> _REQUIREMENTS_: Skip the pictures, please, and write out exactly the lines from the opening of the data through the line containing "0.30, 0.42, 0.30, 0.35]".

> _SOURCE DATA_:
▼

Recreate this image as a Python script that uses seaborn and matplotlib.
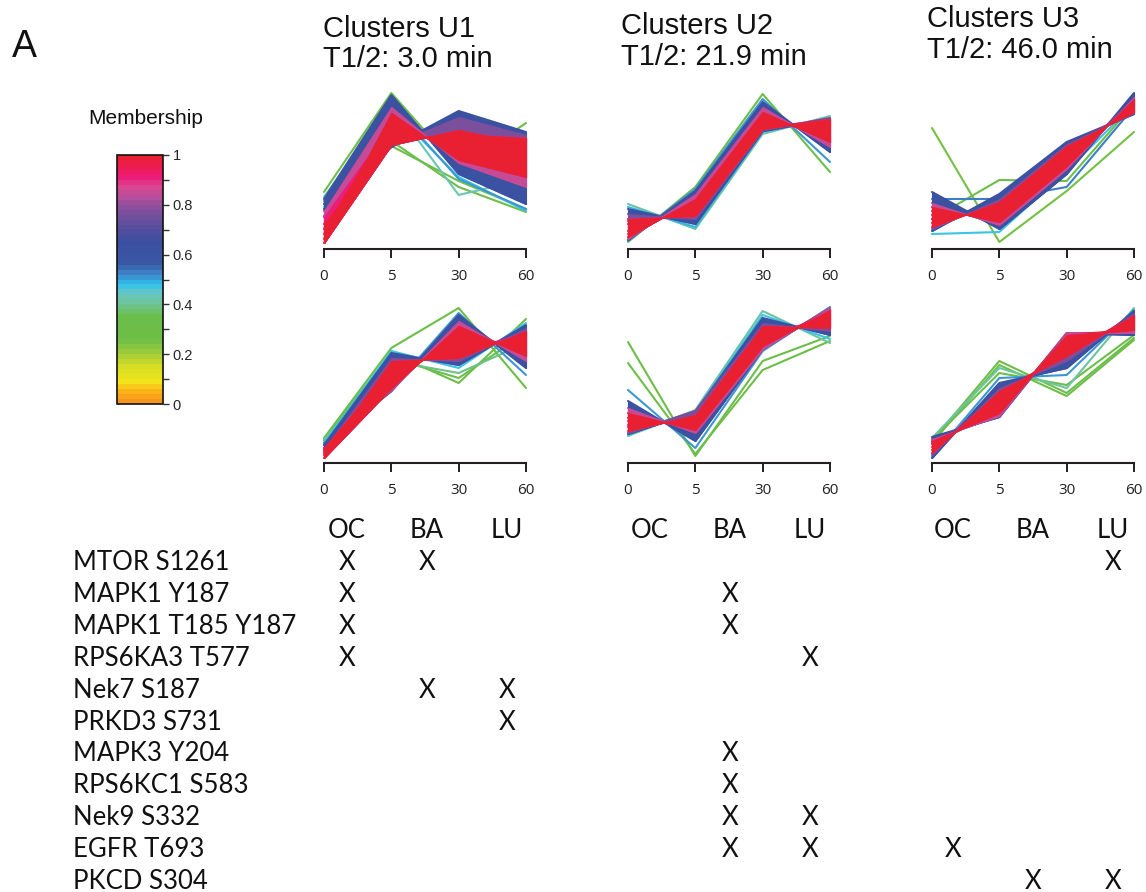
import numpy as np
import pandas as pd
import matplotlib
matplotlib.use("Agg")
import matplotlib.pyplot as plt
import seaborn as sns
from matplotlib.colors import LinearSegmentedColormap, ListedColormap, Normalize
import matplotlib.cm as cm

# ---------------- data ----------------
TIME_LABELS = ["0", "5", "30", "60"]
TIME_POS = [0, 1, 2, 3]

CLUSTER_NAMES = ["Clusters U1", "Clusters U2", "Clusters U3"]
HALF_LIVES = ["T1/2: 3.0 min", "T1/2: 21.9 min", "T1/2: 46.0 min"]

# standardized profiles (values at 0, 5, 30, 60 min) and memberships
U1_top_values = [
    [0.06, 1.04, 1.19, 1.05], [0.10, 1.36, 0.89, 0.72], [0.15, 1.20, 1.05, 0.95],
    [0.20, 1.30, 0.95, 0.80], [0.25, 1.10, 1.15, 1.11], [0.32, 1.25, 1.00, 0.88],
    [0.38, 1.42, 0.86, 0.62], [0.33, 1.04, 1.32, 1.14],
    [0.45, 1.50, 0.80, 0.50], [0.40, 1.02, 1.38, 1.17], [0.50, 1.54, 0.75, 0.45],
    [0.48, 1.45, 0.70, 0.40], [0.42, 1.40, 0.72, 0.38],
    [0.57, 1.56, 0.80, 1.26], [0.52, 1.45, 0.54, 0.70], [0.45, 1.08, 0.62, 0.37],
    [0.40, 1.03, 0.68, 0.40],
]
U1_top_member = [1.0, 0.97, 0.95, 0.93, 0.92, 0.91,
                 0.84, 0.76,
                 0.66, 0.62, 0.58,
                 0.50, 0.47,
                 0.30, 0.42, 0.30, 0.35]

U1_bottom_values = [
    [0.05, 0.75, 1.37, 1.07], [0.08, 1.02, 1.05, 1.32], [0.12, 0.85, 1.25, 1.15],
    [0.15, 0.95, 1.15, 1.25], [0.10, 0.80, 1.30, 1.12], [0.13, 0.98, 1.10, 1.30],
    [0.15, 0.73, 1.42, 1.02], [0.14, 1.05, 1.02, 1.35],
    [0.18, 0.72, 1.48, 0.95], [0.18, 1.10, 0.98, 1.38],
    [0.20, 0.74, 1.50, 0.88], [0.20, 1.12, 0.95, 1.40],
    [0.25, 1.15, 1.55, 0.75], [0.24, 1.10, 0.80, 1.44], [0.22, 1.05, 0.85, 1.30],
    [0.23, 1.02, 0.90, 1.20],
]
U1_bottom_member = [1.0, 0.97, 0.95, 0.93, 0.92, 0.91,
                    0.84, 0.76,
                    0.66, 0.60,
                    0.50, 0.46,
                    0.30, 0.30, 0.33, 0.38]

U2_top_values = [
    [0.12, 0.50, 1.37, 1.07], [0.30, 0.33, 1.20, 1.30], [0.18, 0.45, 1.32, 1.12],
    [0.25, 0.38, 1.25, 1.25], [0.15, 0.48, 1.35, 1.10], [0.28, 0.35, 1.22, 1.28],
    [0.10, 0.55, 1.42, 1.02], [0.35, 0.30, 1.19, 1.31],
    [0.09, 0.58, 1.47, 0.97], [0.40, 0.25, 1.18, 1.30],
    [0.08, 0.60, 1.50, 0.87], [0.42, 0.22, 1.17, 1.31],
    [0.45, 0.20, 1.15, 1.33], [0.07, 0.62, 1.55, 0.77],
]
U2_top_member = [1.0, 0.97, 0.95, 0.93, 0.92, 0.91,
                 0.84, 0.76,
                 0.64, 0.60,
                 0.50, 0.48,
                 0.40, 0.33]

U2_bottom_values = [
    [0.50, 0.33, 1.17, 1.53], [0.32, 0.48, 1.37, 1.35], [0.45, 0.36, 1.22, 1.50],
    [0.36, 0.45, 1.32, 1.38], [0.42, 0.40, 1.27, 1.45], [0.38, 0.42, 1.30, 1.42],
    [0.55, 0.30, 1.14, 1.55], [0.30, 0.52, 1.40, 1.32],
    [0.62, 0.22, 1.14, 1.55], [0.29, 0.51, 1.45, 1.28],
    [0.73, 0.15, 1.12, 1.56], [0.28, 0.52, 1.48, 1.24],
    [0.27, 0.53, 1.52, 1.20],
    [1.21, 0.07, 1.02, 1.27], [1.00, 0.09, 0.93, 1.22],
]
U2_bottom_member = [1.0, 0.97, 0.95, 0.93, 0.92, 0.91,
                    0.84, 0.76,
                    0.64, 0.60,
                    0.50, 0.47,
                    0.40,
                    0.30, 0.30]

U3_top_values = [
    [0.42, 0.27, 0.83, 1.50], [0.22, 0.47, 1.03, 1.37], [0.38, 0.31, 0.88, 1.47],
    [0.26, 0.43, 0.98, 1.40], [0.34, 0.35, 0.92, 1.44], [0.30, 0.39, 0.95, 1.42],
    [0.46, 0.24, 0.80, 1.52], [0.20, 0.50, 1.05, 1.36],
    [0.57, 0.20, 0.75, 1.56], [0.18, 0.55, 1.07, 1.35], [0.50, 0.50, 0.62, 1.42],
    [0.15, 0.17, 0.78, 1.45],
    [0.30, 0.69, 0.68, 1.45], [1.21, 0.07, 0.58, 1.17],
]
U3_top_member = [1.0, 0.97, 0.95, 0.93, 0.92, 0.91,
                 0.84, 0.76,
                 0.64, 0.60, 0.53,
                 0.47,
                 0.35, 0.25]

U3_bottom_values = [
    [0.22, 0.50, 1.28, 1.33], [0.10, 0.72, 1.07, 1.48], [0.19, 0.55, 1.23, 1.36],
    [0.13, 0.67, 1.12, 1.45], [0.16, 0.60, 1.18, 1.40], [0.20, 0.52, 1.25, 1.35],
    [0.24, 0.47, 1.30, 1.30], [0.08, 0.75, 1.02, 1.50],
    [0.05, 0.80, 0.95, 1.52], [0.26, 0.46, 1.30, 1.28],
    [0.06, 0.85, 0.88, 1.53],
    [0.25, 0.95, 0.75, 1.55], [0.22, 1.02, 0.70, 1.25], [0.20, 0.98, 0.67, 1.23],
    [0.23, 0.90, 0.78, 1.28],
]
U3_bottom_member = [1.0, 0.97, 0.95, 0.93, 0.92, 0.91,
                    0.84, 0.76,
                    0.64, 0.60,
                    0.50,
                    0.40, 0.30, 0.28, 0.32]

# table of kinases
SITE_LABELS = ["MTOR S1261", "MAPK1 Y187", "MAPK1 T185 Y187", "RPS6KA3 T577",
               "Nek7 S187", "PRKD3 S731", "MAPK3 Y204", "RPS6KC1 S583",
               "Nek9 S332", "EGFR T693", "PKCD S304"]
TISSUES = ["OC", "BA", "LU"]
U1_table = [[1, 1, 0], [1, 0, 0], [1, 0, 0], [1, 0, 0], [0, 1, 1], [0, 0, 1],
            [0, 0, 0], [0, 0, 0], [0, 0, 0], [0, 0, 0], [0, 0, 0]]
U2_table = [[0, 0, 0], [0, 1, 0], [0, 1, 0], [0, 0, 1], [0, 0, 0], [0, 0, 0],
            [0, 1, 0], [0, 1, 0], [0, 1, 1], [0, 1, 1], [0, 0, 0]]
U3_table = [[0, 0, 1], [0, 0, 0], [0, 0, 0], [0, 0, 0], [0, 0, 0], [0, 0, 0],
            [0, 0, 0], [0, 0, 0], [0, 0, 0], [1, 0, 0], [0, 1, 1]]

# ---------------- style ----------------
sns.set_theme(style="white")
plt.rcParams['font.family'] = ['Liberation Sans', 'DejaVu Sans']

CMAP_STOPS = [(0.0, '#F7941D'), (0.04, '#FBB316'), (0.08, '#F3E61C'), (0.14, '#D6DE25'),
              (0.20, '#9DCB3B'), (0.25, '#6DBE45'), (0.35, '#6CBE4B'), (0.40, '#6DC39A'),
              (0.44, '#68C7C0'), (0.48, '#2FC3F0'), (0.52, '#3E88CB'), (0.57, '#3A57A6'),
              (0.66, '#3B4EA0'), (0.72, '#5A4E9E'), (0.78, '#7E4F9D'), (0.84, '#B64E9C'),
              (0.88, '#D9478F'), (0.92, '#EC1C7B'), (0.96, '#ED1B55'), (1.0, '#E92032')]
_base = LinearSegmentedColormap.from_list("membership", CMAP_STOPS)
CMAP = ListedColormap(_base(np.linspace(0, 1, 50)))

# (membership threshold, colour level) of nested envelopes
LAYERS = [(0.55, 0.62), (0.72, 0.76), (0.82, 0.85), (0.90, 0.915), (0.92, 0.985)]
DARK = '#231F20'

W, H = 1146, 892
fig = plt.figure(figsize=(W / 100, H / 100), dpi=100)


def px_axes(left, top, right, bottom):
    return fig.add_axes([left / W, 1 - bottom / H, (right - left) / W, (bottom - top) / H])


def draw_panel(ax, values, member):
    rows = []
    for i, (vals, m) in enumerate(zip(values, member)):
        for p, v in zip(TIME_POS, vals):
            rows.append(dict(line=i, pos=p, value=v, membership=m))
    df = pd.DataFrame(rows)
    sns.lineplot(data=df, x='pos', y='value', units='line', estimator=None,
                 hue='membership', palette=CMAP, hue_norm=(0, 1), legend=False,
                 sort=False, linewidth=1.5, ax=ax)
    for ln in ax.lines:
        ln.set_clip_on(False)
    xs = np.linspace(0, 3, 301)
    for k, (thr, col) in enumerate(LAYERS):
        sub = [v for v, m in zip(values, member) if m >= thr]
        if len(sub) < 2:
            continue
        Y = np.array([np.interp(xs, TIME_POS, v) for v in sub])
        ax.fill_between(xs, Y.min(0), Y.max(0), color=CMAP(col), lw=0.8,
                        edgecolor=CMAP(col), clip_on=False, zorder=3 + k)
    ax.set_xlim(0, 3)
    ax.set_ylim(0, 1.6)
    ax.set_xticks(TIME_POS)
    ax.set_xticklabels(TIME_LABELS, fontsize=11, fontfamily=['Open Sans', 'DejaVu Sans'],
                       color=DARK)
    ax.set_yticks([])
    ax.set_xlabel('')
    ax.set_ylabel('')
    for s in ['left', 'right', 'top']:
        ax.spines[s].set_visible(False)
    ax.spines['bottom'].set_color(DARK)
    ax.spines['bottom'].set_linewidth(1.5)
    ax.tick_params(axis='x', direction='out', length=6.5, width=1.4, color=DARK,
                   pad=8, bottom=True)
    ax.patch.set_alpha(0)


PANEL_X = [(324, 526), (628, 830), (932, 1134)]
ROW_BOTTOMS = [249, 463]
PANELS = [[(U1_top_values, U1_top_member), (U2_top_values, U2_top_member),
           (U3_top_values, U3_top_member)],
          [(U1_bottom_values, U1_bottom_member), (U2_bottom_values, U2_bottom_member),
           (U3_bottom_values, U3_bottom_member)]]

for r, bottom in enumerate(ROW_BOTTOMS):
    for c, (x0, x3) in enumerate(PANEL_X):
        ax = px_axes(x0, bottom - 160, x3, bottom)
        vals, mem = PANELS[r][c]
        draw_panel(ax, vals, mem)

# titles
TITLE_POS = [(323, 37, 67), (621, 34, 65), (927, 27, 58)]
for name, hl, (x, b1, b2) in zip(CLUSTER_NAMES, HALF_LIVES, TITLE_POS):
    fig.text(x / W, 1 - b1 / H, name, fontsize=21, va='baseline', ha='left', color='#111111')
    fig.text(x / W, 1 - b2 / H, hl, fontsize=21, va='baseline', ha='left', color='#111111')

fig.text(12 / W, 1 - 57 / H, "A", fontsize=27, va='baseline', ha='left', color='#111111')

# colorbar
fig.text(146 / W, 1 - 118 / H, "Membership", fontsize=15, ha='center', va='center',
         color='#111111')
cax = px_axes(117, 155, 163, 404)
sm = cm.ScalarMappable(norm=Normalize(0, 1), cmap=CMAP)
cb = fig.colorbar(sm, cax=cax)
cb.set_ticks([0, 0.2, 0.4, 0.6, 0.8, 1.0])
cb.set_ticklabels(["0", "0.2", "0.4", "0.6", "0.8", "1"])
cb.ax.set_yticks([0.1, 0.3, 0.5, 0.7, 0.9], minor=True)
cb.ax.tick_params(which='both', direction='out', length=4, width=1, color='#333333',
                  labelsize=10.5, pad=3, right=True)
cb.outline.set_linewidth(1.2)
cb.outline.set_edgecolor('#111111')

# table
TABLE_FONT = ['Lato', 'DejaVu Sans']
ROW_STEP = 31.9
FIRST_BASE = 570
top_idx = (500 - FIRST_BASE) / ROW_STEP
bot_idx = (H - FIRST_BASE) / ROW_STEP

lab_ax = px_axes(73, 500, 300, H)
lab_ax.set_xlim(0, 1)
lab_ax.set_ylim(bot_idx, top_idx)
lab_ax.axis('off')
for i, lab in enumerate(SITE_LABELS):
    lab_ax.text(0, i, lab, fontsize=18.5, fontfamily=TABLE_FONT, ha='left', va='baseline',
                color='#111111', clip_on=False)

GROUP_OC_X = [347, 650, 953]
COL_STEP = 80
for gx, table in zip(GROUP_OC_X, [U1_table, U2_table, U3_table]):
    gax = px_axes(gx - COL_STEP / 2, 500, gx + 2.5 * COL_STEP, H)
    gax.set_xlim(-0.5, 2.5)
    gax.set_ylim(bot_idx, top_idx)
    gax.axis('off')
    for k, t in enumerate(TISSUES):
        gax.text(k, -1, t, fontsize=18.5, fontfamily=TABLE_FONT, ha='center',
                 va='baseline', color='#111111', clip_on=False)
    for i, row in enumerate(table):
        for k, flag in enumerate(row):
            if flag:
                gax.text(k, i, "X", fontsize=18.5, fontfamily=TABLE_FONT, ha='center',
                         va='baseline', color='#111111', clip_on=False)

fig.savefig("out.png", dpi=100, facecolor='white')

▲

> _SOLVED EXERCISE_:
Recreate this image as a Python script that uses seaborn and matplotlib.
import numpy as np
import pandas as pd
import matplotlib
matplotlib.use("Agg")
import matplotlib.pyplot as plt
import seaborn as sns
from matplotlib.colors import LinearSegmentedColormap, ListedColormap, Normalize
import matplotlib.cm as cm

# ---------------- data ----------------
TIME_LABELS = ["0", "5", "30", "60"]
TIME_POS = [0, 1, 2, 3]

CLUSTER_NAMES = ["Clusters U1", "Clusters U2", "Clusters U3"]
HALF_LIVES = ["T1/2: 3.0 min", "T1/2: 21.9 min", "T1/2: 46.0 min"]

# standardized profiles (values at 0, 5, 30, 60 min) and memberships
U1_top_values = [
    [0.06, 1.04, 1.19, 1.05], [0.10, 1.36, 0.89, 0.72], [0.15, 1.20, 1.05, 0.95],
    [0.20, 1.30, 0.95, 0.80], [0.25, 1.10, 1.15, 1.11], [0.32, 1.25, 1.00, 0.88],
    [0.38, 1.42, 0.86, 0.62], [0.33, 1.04, 1.32, 1.14],
    [0.45, 1.50, 0.80, 0.50], [0.40, 1.02, 1.38, 1.17], [0.50, 1.54, 0.75, 0.45],
    [0.48, 1.45, 0.70, 0.40], [0.42, 1.40, 0.72, 0.38],
    [0.57, 1.56, 0.80, 1.26], [0.52, 1.45, 0.54, 0.70], [0.45, 1.08, 0.62, 0.37],
    [0.40, 1.03, 0.68, 0.40],
]
U1_top_member = [1.0, 0.97, 0.95, 0.93, 0.92, 0.91,
                 0.84, 0.76,
                 0.66, 0.62, 0.58,
                 0.50, 0.47,
                 0.30, 0.42, 0.30, 0.35]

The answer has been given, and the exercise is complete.